On 12 February 2020, the United Nations High Commissioner for Human Rights (Commissioner) issued a report on all business enterprises involved in certain activities relating to Israeli settlements in the Occupied Palestinian Territory (OPT) (Report). The Report contains a database of 112 businesses that the Commissioner has reasonable grounds to conclude have been involved in certain activities in Israeli settlements in the West Bank. Of the businesses listed, 94 are domiciled in Israel and the remaining 18 in 6 other countries: France, Luxembourg, the Netherlands, Thailand, the UK and the US. Many of the latter are household names in digital tourism, such as Airbnb, Booking, Expedia, Opodo and TripAdvisor, as well as Motorola.


Swift and Mixed Reactions

The drafting and publication of the Report has been much delayed and hugely controversial. The UN has repeatedly been criticised for its “disproportionate focus and unending hostility” as well as political bias towards Israel. In the press release accompanying the publication of the Report, the current Commissioner, Michelle Bachelet, acknowledged its controversial nature: “I am conscious this issue has been, and will continue to be, highly contentious”.  

Unsurprisingly, reactions to the Report have been swift and mixed. Within hours of its publication, Israel’s Ministry of Foreign Affairs denounced the Report as a “blacklist” of companies and, as a self-described “exceptional and harsh measure” in retaliation for its publication, suspended its ties with the United Nations Human Rights Council (Council). By contrast, the Palestinian Foreign Minister praised the Report as a “victory for international law”, and the Prime Minister entreated companies in the database to immediately cease their operations in the Israeli settlements, stating that his government would “pursue the companies listed in the report legally through international legal institutions and through the courts in their countries for their role in violating human rights”.[1] Closer to home, a spokesperson for the Dutch Ministry for Foreign Affairs criticised the Council’s one-sided focus on Israel, as well as the UN’s involvement in the issue of companies operating in the OPT, which in the opinion of the Dutch government is not primarily the responsibility of the UN but of states.

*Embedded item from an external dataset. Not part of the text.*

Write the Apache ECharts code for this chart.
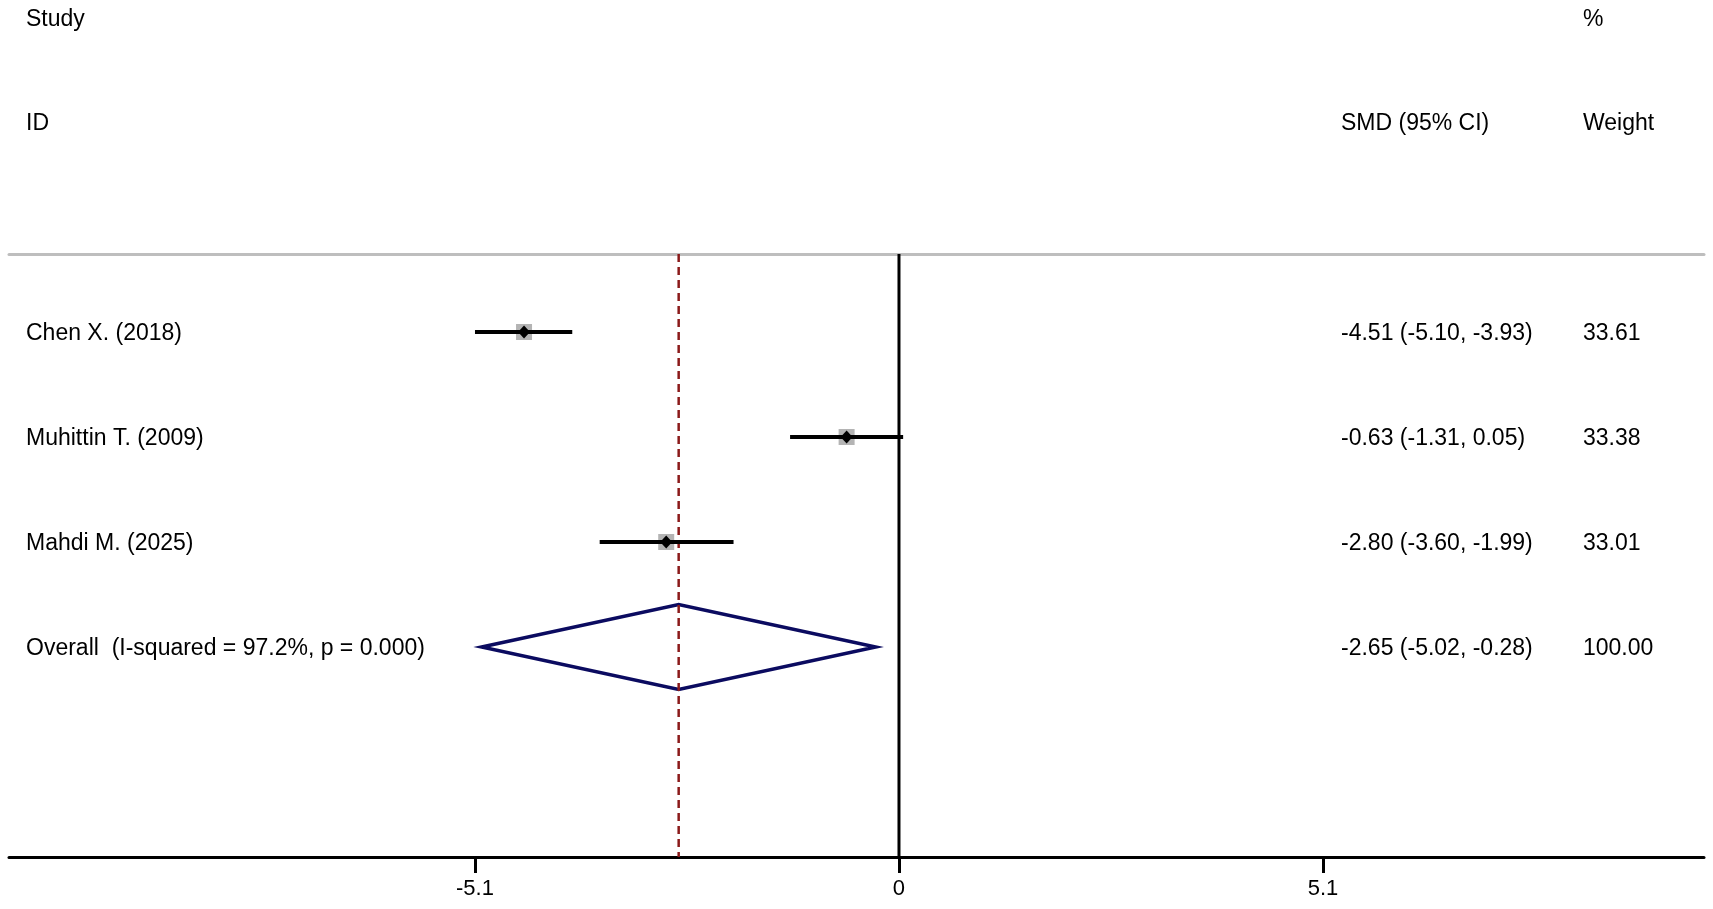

NGOs focused on responsible business conduct (RBC) have welcomed the Report as an important step to holding listed businesses to account under national and international law. Al-Haq, an NGO based in the West Bank, commented on Wafa, the Palestinian newsagency, that the database was “integral to ending corporate complicity in human rights violations” and emphasised the importance of the database being updated annually: “Adding and removing companies from the long-awaited database creates a necessary incentive and deterrent against engaging with Israel’s illegal settlement industry.”[2] Moreover, Human Rights Watch commented, “The long awaited release of the UN settlement business database should put all companies on notice: to do business with illegal settlements is to aid in the commission of war crimes.”

 

Scope and Purpose of the Report

The Council mandated the production of the Report in Resolution 31/36 on “Israeli settlements in the Occupied Palestinian Territory, including East Jerusalem, and in the occupied Syrian Golan”, adopted in March 2016. Paragraph 17 of the Resolution required the Commissioner, in “close consultation” with the UN Working Group on Business and Human Rights, to produce a database of all business enterprises involved in activities contained in paragraph 96 of the Report of the independent international fact-finding mission to investigate the implications of the Israeli settlements on the rights of Palestinians in the OPT (Fact-Finding Mission Report). In particular, the drafting of the list involved interpreting and applying three cumulative elements: (a) “business enterprises”; (b) “involved”; (c) in one or more “listed activities”.

(a)   “Business Enterprises”

The Commissioner construed “business enterprises” to mean “all relevant entities” of concern, “including parent companies and their subsidiaries, franchisors and franchisees, local distributors of international companies, partners and other entities in relevant business relationships.” The nature and substance of the functions and activities of the businesses’ entities, irrespective of the corporate structure or characterisation of the business under national law, was taken into account for the purpose of the Report. Notably, the broad construction of “business enterprises” in the Report reflects the equally broad meaning of “business relationships” in the United Nations Guiding Principles (UNGPs), namely “relationships with business partners, entities in its value chain, and any other non-state or state entity directly linked to its business operations, products or services.”

(b)   “Involved”

Similarly, the Commissioner construed “involved” very broadly to include “substantial and material business activity that had a clear and direct link to one or more of the listed activities”, namely a  business enterprise itself engaged, or a parent company owning a majority share of a subsidiary engaged, or a business enterprise granting a relevant franchise or license to a franchisee or licensee engaged, in a listed company in the OPT. Again, this construction mirrors the UNGPs which provide that the responsibility of businesses to respect human rights requires that they seek to prevent or mitigate adverse human rights impacts that are directly linked to their operations, products or services by business relationships, even if they have not contributed to those impacts.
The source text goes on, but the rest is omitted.